### [Problem to solve]
Every line from the start of the entries up to and including the one bearing "counts_right = ['(285)', '(278)']" must be printed verbatim, without the pictures.

### [Rows from a dataset of charts and code]
======
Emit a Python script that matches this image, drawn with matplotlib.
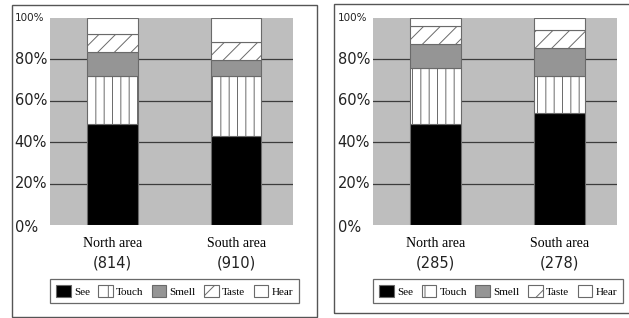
import numpy as np
import matplotlib
matplotlib.use('Agg')
from matplotlib import pyplot as plt
from matplotlib.patches import Patch, Rectangle

# data (percent of respondents)
areas = ['North area', 'South area']
senses = ['See', 'Touch', 'Smell', 'Taste', 'Hear']
counts_left = ['(814)', '(910)']
counts_right = ['(285)', '(278)']

see_left = [48.8, 43.1]
touch_left = [23.0, 28.7]
smell_left = [11.6, 7.9]
taste_left = [8.7, 8.7]
hear_left = [7.9, 11.6]

see_right = [48.8, 54.3]
touch_right = [27.0, 17.7]
smell_right = [11.6, 13.4]
taste_right = [8.6, 8.6]
hear_right = [4.0, 6.0]

yticks = [0, 20, 40, 60, 80, 100]
ytick_labels = ['0%', '20%', '40%', '60%', '80%', '100%']

colors = ['black', 'white', '#959595', 'white', 'white']
hatches = [None, '||', None, '//', None]
leg_hatches = [None, '|', None, '/', None]

plt.rcParams['hatch.linewidth'] = 0.7
sans = 'DejaVu Sans'
serif = 'Liberation Serif'

fig = plt.figure(figsize=(6.29, 3.18), dpi=100)

# panel frames
fig.patches.append(Rectangle((12/629, 1-317/318), 305/629, 312/318, transform=fig.transFigure,
                             fill=False, edgecolor='#555555', linewidth=1.0))
fig.patches.append(Rectangle((334/629, 1-313/318), 310/629, 309/318, transform=fig.transFigure,
                             fill=False, edgecolor='#555555', linewidth=1.0))


def panel(rect, series, counts):
    ax = fig.add_axes(rect)
    ax.set_facecolor('#bebebe')
    x = np.arange(len(areas))
    bottom = np.zeros(len(areas))
    for vals, c, h in zip(series, colors, hatches):
        ax.bar(x, vals, width=0.41, bottom=bottom, color=c, hatch=h,
               edgecolor='#6a6a6a', linewidth=0.8, zorder=3)
        bottom += np.array(vals)
    for yv in yticks[1:-1]:
        ax.axhline(yv, color='#3c3c3c', linewidth=0.9, zorder=2)
    ax.set_xlim(-0.505, 1.46)
    ax.set_ylim(0, 100)
    ax.set_xticks([])
    ax.set_yticks([])
    for s in ax.spines.values():
        s.set_visible(False)
    tr = ax.get_yaxis_transform()
    for yv, lab in zip(yticks, ytick_labels):
        fs = 7.5 if lab == '100%' else 10.5
        dy = -1 if yv == 0 else 0
        ax.text(-0.145, yv + dy, lab, transform=tr, ha='left', va='center',
                fontsize=fs, family=sans, color='#222222')
    xtr = ax.get_xaxis_transform()
    for xi, name, cnt in zip(x, areas, counts):
        ax.text(xi, -0.087, name, transform=xtr, ha='center', va='center',
                fontsize=10, family=serif)
        ax.text(xi, -0.185, cnt, transform=xtr, ha='center', va='center',
                fontsize=10.5, family=sans, color='#222222')
    handles = [Patch(facecolor=c, edgecolor='#6a6a6a', hatch=h, linewidth=0.8)
               for c, h in zip(colors, leg_hatches)]
    leg = ax.legend(handles, senses, loc='lower left', bbox_to_anchor=(0, -0.377, 1.025, 0.121),
                    mode='expand', ncol=5, frameon=True, fancybox=False, borderaxespad=0,
                    handlelength=1.3, handleheight=1.3, handletextpad=0.3, columnspacing=0.6,
                    borderpad=0.55, prop={'family': serif, 'size': 8})
    leg.get_frame().set_edgecolor('#444444')
    leg.get_frame().set_linewidth(0.9)
    return ax


panel([50/629, 1-225/318, 243/629, 207/318],
      [see_left, touch_left, smell_left, taste_left, hear_left], counts_left)
panel([373/629, 1-225/318, 244/629, 207/318],
      [see_right, touch_right, smell_right, taste_right, hear_right], counts_right)

fig.savefig('out.png', dpi=100)
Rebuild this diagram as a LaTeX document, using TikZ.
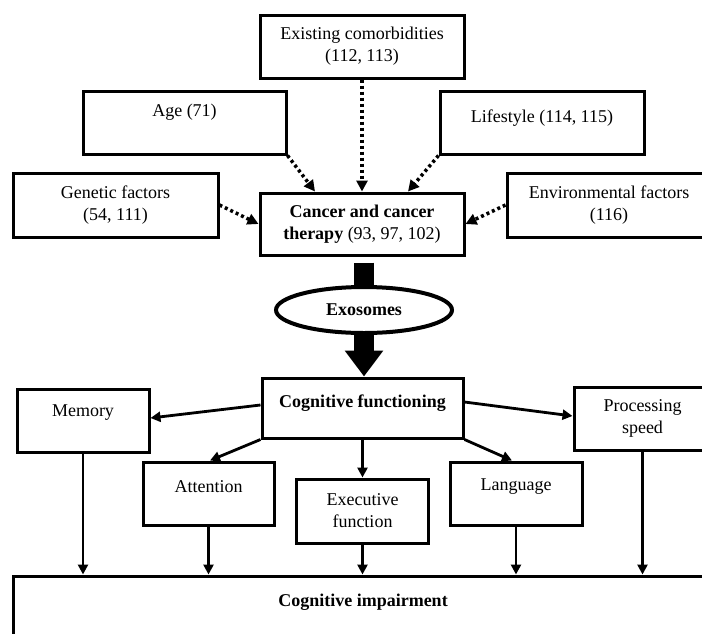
======
### [The response]
Emit a Python script that matches this image, drawn with matplotlib.
import numpy as np
import matplotlib
matplotlib.use('Agg')
from matplotlib import pyplot as plt
from matplotlib.patches import Patch, Rectangle

# data (percent of respondents)
areas = ['North area', 'South area']
senses = ['See', 'Touch', 'Smell', 'Taste', 'Hear']
counts_left = ['(814)', '(910)']
counts_right = ['(285)', '(278)']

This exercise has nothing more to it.